Songwriter Sid Tepper, who co-wrote more than 40 songs specifically for Elvis Presley plus hundreds of others performed by Frank Sinatra, the Beatles, Dean Martin, Eartha Kitt, Perry Como, Jeff Beck and many more, died Friday at his home in Miami Beach. He was 96.
He died of natural causes, said his daughter Jackie.
Although Tepper and his songwriting partner Roy C. Bennett wrote extensively for Elvis, they never met him. All their Elvis songs were for his movies, including the title number for “G.I. Blues” (1960) and “The Lady Loves Me,” sung as a poolside duet with Ann-Margret in “Viva Las Vegas” (1964).
By the time they wrote for Elvis, Tepper and Bennett were already established songwriters. Their first big hit, “Red Roses for a Blue Lady,” was recorded by Vaughn Monroe in 1948. Over the years it was covered by Sinatra (on a radio show), Andy Williams, Paul Anka, Wayne Newton and others, including Vic Dana, who got it back on the bestselling charts in 1965.
Elvis needed the songwriting duo’s kind of material.
“When Elvis started to make the movies, they needed non rock-and-roll writers, people who could come up with special material songs and ballads,” Tepper said in a 2005 interview for the book “Elvis Presley: Writing for the King,” by Ken Sharp.
Tepper and Bennett would be given movie scripts and asked to write for specific scenes. But they were not the only songwriters approached — others were asked to submit songs for the same scenes.
“The way it worked was that it was actually a competition,” Tepper said in the Sharp interview. “To be honest, it was a little downer feeling that we had to compete with the other writers because Roy and I had a life before Elvis....

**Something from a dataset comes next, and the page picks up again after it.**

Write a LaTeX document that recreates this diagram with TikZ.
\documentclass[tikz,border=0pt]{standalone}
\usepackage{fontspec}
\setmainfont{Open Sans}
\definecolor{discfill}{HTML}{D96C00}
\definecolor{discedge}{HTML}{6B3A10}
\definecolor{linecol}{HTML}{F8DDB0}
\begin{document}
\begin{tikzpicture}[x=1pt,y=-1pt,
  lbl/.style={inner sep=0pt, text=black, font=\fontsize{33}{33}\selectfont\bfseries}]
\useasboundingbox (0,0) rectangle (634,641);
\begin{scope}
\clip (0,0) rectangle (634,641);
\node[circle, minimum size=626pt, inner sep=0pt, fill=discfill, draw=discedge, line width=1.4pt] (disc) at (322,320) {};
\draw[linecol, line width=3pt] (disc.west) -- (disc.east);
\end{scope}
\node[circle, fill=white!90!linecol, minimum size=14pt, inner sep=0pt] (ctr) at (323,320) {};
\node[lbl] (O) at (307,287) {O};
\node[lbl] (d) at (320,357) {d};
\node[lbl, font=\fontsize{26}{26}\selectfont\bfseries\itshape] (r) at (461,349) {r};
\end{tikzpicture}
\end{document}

“We wrote songs for all the stars of our generation.”
Tepper and Bennett, who both wrote music and lyrics, often beat out the competition. On “Blue Hawaii” (1961) alone, they have five credited songs.
They were especially good at writing for specific situations. “The Lady Loves Me” comes at a point in “Viva Las Vegas” where Presley’s flirtations with Ann-Margret are getting him nowhere, though he remains supremely confident.

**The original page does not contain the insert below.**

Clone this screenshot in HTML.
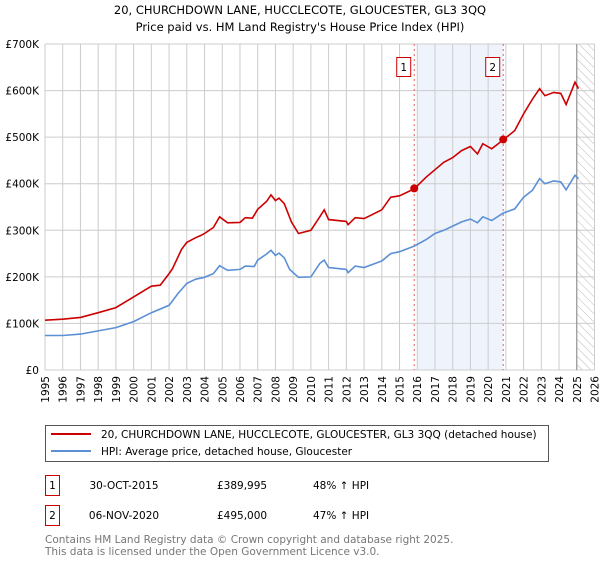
<!DOCTYPE html>
<html><head><meta charset="utf-8"><style>
body{margin:0;background:#fff;font-family:"DejaVu Sans","Liberation Sans",sans-serif;}
svg text{font-family:"DejaVu Sans","Liberation Sans",sans-serif;}
</style></head><body>
<svg id="chart" width="600" height="560" viewBox="0 0 600 560" xmlns="http://www.w3.org/2000/svg">
<defs><pattern id="hatch" width="6" height="6" patternUnits="userSpaceOnUse" patternTransform="rotate(-45)"><line x1="0" y1="0" x2="0" y2="6" stroke="#bbb" stroke-width="1"/></pattern></defs>
<text x="300" y="14" text-anchor="middle" font-size="11.5">20, CHURCHDOWN LANE, HUCCLECOTE, GLOUCESTER, GL3 3QQ</text>
<text x="300" y="31" text-anchor="middle" font-size="11.5">Price paid vs. HM Land Registry's House Price Index (HPI)</text>
<g id="grid"></g><g id="plot"></g>
<g>
<rect x="45.5" y="425.5" width="503" height="36" fill="#fff" stroke="#555"/>
<line x1="51" y1="434" x2="91" y2="434" stroke="#cc0000" stroke-width="2"/>
<text x="101" y="438" font-size="10.5">20, CHURCHDOWN LANE, HUCCLECOTE, GLOUCESTER, GL3 3QQ (detached house)</text>
<line x1="51" y1="451" x2="91" y2="451" stroke="#5b8fd6" stroke-width="2"/>
<text x="101" y="455" font-size="10.5">HPI: Average price, detached house, Gloucester</text>
</g>
<g font-size="10.5">
<rect x="45.5" y="475.5" width="14" height="20" fill="#fff" stroke="#cc0000"/>
<text x="52.5" y="489" text-anchor="middle">1</text>
<text x="124" y="489" text-anchor="middle">30-OCT-2015</text>
<text x="217" y="489">£389,995</text>
<text x="313" y="489">48% ↑ HPI</text>
<rect x="45.5" y="505.5" width="14" height="20" fill="#fff" stroke="#cc0000"/>
<text x="52.5" y="519" text-anchor="middle">2</text>
<text x="124" y="519" text-anchor="middle">06-NOV-2020</text>
<text x="217" y="519">£495,000</text>
<text x="313" y="519">47% ↑ HPI</text>
</g>
<text x="45" y="543" font-size="10.5" fill="#777">Contains HM Land Registry data © Crown copyright and database right 2025.</text>
<text x="45" y="555" font-size="10.5" fill="#777">This data is licensed under the Open Government Licence v3.0.</text>
</svg>
<script>
const hpiYears=[1995,1996,1997,1998,1999,2000,2001,2002,2002.5,2003,2003.5,2004,2004.5,2004.85,2005.3,2006,2006.3,2006.8,2007,2007.5,2007.75,2008,2008.2,2008.5,2008.8,2009.3,2010,2010.5,2010.75,2011,2012,2012.1,2012.5,2013,2014,2014.5,2015,2015.83,2016.5,2017,2017.5,2018,2018.5,2019,2019.4,2019.7,2020.2,2020.85,2021.5,2022,2022.5,2022.9,2023.2,2023.7,2024.1,2024.4,2024.9,2025.1];
const hpiValues=[74,74,77,84,91,104,123,139,164,186,195,199,207,224,214,216,223,222,236,249,257,246,251,241,216,199,200,229,236,220,216,209,223,220,234,250,254,266,280,293,300,309,318,324,316,329,321,337,346,371,386,411,400,406,404,387,418,411];
const propYears=[1995,1996,1997,1998,1999,2000,2001,2001.5,2002,2002.2,2002.7,2003,2003.5,2003.8,2004,2004.5,2004.85,2005.3,2006,2006.3,2006.7,2007,2007.5,2007.75,2008,2008.2,2008.5,2008.9,2009.3,2010,2010.5,2010.75,2011,2012,2012.1,2012.5,2013,2014,2014.5,2015,2015.83,2016.5,2017,2017.5,2018,2018.5,2019,2019.4,2019.7,2020.2,2020.85,2021.5,2022,2022.5,2022.9,2023.2,2023.7,2024.1,2024.4,2024.9,2025.1];
const propValues=[107,109,113,123,134,157,180,182,207,218,259,274,284,289,293,306,329,316,317,327,326,345,362,376,364,369,357,318,293,300,329,344,323,319,312,327,325,344,371,374,389,414,430,446,456,471,480,464,486,475,494,514,550,582,604,589,596,594,570,618,604];
const saleYears=[2015.83,2020.85];
const saleValues=[389.995,495];
const saleLabels=["1","2"];
const yTicks=[0,100,200,300,400,500,600,700];
const yTickLabels=["£0","£100K","£200K","£300K","£400K","£500K","£600K","£700K"];
const xTicks=[1995,1996,1997,1998,1999,2000,2001,2002,2003,2004,2005,2006,2007,2008,2009,2010,2011,2012,2013,2014,2015,2016,2017,2018,2019,2020,2021,2022,2023,2024,2025,2026];

const X0=45,X1=594.5,Y0=370,Y1=44;
const xs=y=>X0+(y-1995)/(2026-1995)*(X1-X0);
const ys=v=>Y0-v/700*(Y0-Y1);
const NS="http://www.w3.org/2000/svg";
const grid=document.getElementById('grid'),plot=document.getElementById('plot');
function mk(tag,attrs,parent){const e=document.createElementNS(NS,tag);for(const k in attrs)e.setAttribute(k,attrs[k]);parent.appendChild(e);return e;}
let r=mk('rect',{x:xs(2016),y:Y1,width:xs(saleYears[1])-xs(2016),height:Y0-Y1,fill:'#eef3fc'},grid);


let h=mk('rect',{x:xs(2025),y:Y1,width:X1-xs(2025),height:Y0-Y1,fill:'url(#hatch)'},grid);


xTicks.forEach(t=>{
 let l=mk('line',{x1:xs(t),x2:xs(t),y1:Y1,y2:Y0,stroke:'#ccc','stroke-width':1},grid);
 
 
 let tx=mk('text',{x:0,y:0,'font-size':10.5,'text-anchor':'end',transform:`translate(${xs(t)+4},${Y0+6}) rotate(-90)`},grid);
 tx.textContent=t;
 
 
});
yTicks.forEach((t,i)=>{
 let l=mk('line',{x1:X0,x2:X1,y1:ys(t),y2:ys(t),stroke:'#ccc','stroke-width':1},grid);
 
 
 let tx=mk('text',{x:X0-6,y:ys(t)+4,'font-size':10.5,'text-anchor':'end'},grid);
 tx.textContent=yTickLabels[i];
 
 
});
let nl=mk('line',{x1:xs(2025),x2:xs(2025),y1:Y1,y2:Y0,stroke:'#888','stroke-width':1},grid);


saleYears.forEach((s,i)=>{
 let l=mk('line',{x1:xs(s),x2:xs(s),y1:Y1,y2:Y0,stroke:'#e06060','stroke-width':1,'stroke-dasharray':'2,3'},plot);
 
 
 let b=mk('rect',{x:xs(s)-17.5,y:57.5,width:14,height:19,fill:'#fff',stroke:'#cc0000'},plot);
 
 
 let t=mk('text',{x:xs(s)-10.5,y:71,'font-size':10.5,'text-anchor':'middle'},plot);
 t.textContent=saleLabels[i];
 
 
});
const path=(xsA,vs)=>xsA.map((y,i)=>(i?'L':'M')+xs(y).toFixed(1)+','+ys(vs[i]).toFixed(1)).join('');
let p1=mk('path',{d:path(hpiYears,hpiValues),fill:'none',stroke:'#5b8fd6','stroke-width':1.6},plot);


let p2=mk('path',{d:path(propYears,propValues),fill:'none',stroke:'#cc0000','stroke-width':1.6},plot);


saleYears.forEach((s,i)=>{
 let c=mk('circle',{cx:xs(s),cy:ys(saleValues[i]),r:4,fill:'#cc0000'},plot);
 
 
});
</script>
</body></html>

I’m her ideal, her heart’s desire
Under that ice she’s burning like fire
To which she shoots back:
The gentleman has savoir-faire
As much as an elephant or a bear
Tepper and Bennett never had a big hit with an Elvis song — many of them were novelty numbers. For “Girls! Girls! Girls!” (1962), they wrote “Song of the Shrimp” with lyrics from the point of view of a shrimp.

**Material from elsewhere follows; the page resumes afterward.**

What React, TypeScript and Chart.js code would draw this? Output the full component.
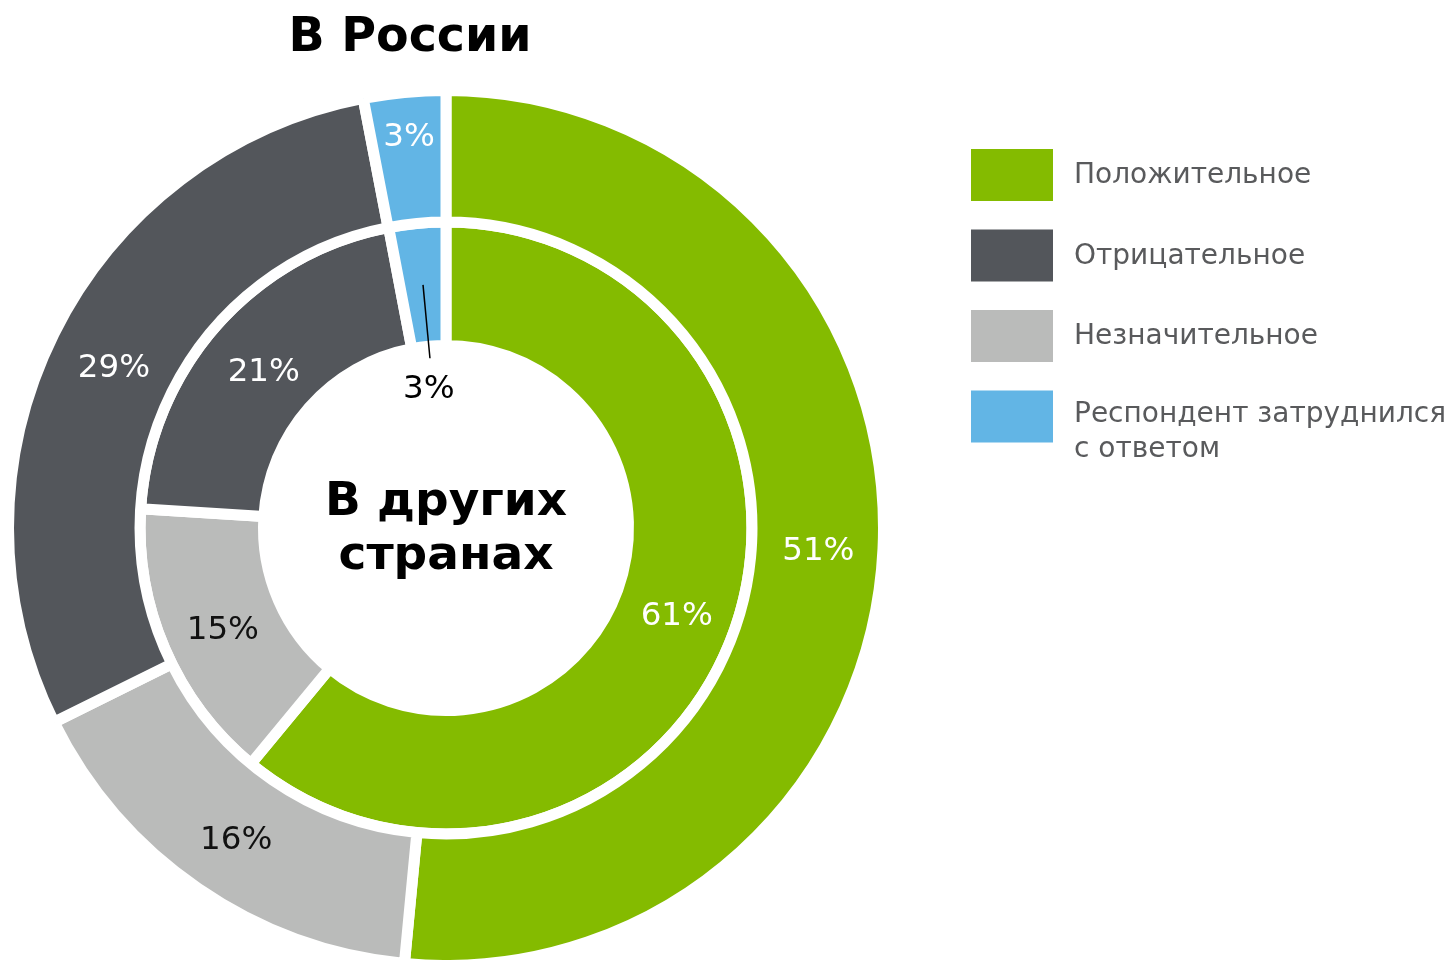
import React, { useEffect, useRef } from "react";
import { Chart, registerables } from "chart.js";

Chart.register(...registerables);

const categories = [
  "Положительное",
  "Отрицательное",
  "Незначительное",
  "Респондент затруднился с ответом",
];
const legendLines = [
  ["Положительное"],
  ["Отрицательное"],
  ["Незначительное"],
  ["Респондент затруднился", "с ответом"],
];
const russiaValues = [51, 29, 16, 3];
const otherCountriesValues = [61, 21, 15, 3];
const colors = ["#84BB00", "#53565B", "#BABBBA", "#62B5E5"];
const labelColors = ["#FFFFFF", "#FFFFFF", "#111111", "#FFFFFF"];
// order of slices clockwise from 12 o'clock
const drawOrder = [0, 2, 1, 3];
const titleText = "В России";
const centerLines = ["В других", "странах"];

const FONT = "'DejaVu Sans', Verdana, sans-serif";

const overlayPlugin = {
  id: "overlay",
  afterDatasetsDraw(chart: any) {
    const ctx = chart.ctx;
    ctx.save();
    // slice labels
    chart.data.datasets.forEach((ds: any, di: number) => {
      const meta = chart.getDatasetMeta(di);
      meta.data.forEach((arc: any, i: number) => {
        const p = arc.getProps(["x", "y", "startAngle", "endAngle", "innerRadius", "outerRadius"], true);
        const mid = (p.startAngle + p.endAngle) / 2;
        const cat = drawOrder[i];
        const text = ds.data[i] + "%";
        ctx.font = `32.5px ${FONT}`;
        ctx.textAlign = "center";
        ctx.textBaseline = "middle";
        if (di === 1 && cat === 3) {
          // small inner slice: label outside with leader line
          const r0 = (p.innerRadius + p.outerRadius) / 2;
          const r1 = p.innerRadius - 12;
          ctx.strokeStyle = "#000";
          ctx.lineWidth = 1.5;
          ctx.beginPath();
          ctx.moveTo(p.x + Math.cos(mid) * r0, p.y + Math.sin(mid) * r0);
          ctx.lineTo(p.x + Math.cos(mid) * r1, p.y + Math.sin(mid) * r1);
          ctx.stroke();
          const rt = p.innerRadius - 42;
          ctx.fillStyle = "#000";
          ctx.fillText(text, p.x + Math.cos(mid) * rt - 4, p.y + Math.sin(mid) * rt + 1);
          return;
        }
        let r = (p.innerRadius + p.outerRadius) / 2;
        if (di === 0 && cat === 3) r = p.outerRadius - 39;
        ctx.fillStyle = labelColors[cat];
        ctx.fillText(text, p.x + Math.cos(mid) * r + 1, p.y + Math.sin(mid) * r + 6);
      });
    });

    // center text
    const m = chart.getDatasetMeta(0).data[0];
    const cx = m.x;
    const cy = m.y;
    ctx.fillStyle = "#000";
    ctx.font = `bold 47px ${FONT}`;
    ctx.textAlign = "center";
    ctx.textBaseline = "alphabetic";
    ctx.fillText(centerLines[0], cx, cy - 13);
    ctx.fillText(centerLines[1], cx, cy + 41);

    // title
    ctx.font = `bold 47.5px ${FONT}`;
    ctx.fillText(titleText, 410, 51);

    // legend
    const lx = 971;
    const ly = 149;
    const step = 80.5;
    categories.forEach((c, i) => {
      const top = ly + i * step;
      ctx.fillStyle = colors[i];
      ctx.fillRect(lx, top, 82, 52);
      ctx.fillStyle = "#595A5C";
      ctx.font = `28px ${FONT}`;
      ctx.textAlign = "left";
      ctx.textBaseline = "middle";
      const lines = legendLines[i];
      if (lines.length === 1) {
        ctx.fillText(lines[0], 1074, top + 27);
      } else {
        ctx.fillText(lines[0], 1074, top + 24);
        ctx.fillText(lines[1], 1074, top + 59);
      }
    });
    ctx.restore();
  },
};

export default function App() {
  const ref = useRef<HTMLCanvasElement | null>(null);
  useEffect(() => {
    document.body.style.margin = "0";
    const canvas = ref.current;
    if (!canvas) return;
    const chart = new Chart(canvas, {
      type: "doughnut",
      data: {
        labels: drawOrder.map((i) => categories[i]),
        datasets: [
          {
            label: "В России",
            data: drawOrder.map((i) => russiaValues[i]),
            backgroundColor: drawOrder.map((i) => colors[i]),
            borderColor: "#FFFFFF",
            borderWidth: 11,
            hoverOffset: 0,
            hoverBorderWidth: 11,
            weight: 131,
          },
          {
            label: "В других странах",
            data: drawOrder.map((i) => otherCountriesValues[i]),
            backgroundColor: drawOrder.map((i) => colors[i]),
            borderColor: "#FFFFFF",
            borderWidth: 11,
            hoverOffset: 0,
            hoverBorderWidth: 11,
            weight: 123,
          },
        ],
      },
      options: {
        responsive: false,
        animation: false,
        events: [],
        radius: 437.5,
        cutout: (182.5 / 437.5) * 100 + "%",
        layout: { padding: { left: 14, right: 574, top: 96, bottom: 0 } },
        plugins: {
          legend: { display: false },
          tooltip: { enabled: false },
          title: { display: false },
        },
      },
      plugins: [overlayPlugin],
    });
    return () => chart.destroy();
  }, []);
  return (
    <div style={{ position: "fixed", left: 0, top: 0, width: 1452, height: 960, background: "#fff" }}>
      <canvas ref={ref} width={1452} height={960} style={{ display: "block" }} />
    </div>
  );
}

Goodbye mama shrimp, papa shake my hand
Here come the shrimper for to take me to Louisian’
The songs were in sharp contrast to the gritty numbers that made Elvis an electrifying star. But Tepper made no apologies.
“I believe that Elvis’ movies and their songs made a mighty contribution to his career,” he told Sharp. “They brought him to the attention of millions of people who otherwise would never have known the greatness of the King.”
He said one of his favorite Elvis songs that they wrote was from “Kissin’ Cousins” (1964) called “Once Is Enough.”
All you got is one life
Living once can be rough
But if you live every day all the way
Once is enough
Tepper was born June 25, 1918, in Brooklyn, N.Y. He wrote poetry while in school but got involved with music in the Army, where he was assigned to Special Services, the division that provided troop entertainment.
After World War II, he teamed with his childhood friend Bennett. During their career, they wrote more than 300 songs. They had a 1958 hit with “Kewpie Doll,” sung by Perry Como. Their novelty holiday song “Nuttin’ for Christmas” was sung by numerous performers, as wide-ranging as Shirley Temple, Eartha Kitt and Stan Freberg.
In Britain, Cliff Richard had a hit with their “The Young Ones” in 1961. And the Beatles album “30 weeks in 1963" includes Tepper and Bennett’s “Glad All Over” (not to be confused with the Dave Clark Five hit of the same title), also recorded by Carl Perkins and Jeff Beck.
But Tepper always had a special place in his heart for their first hit, written after a tiff with his wife, Lillian. “I sent her some red roses and wrote on the card, ‘I’m sorry, red roses for a blue lady,’” he told the Miami Herald in 2008. “And about a week later, I thought, ‘What a great idea for a title.’”
In addition to his daughter Jackie, Tepper is survived by daughters Susan Tepper-Kopacz and Michelle Tepper-Kapit; sons Warren and Brian; seven grandchildren and three great-grandchildren. Lillian Tepper died in 2005.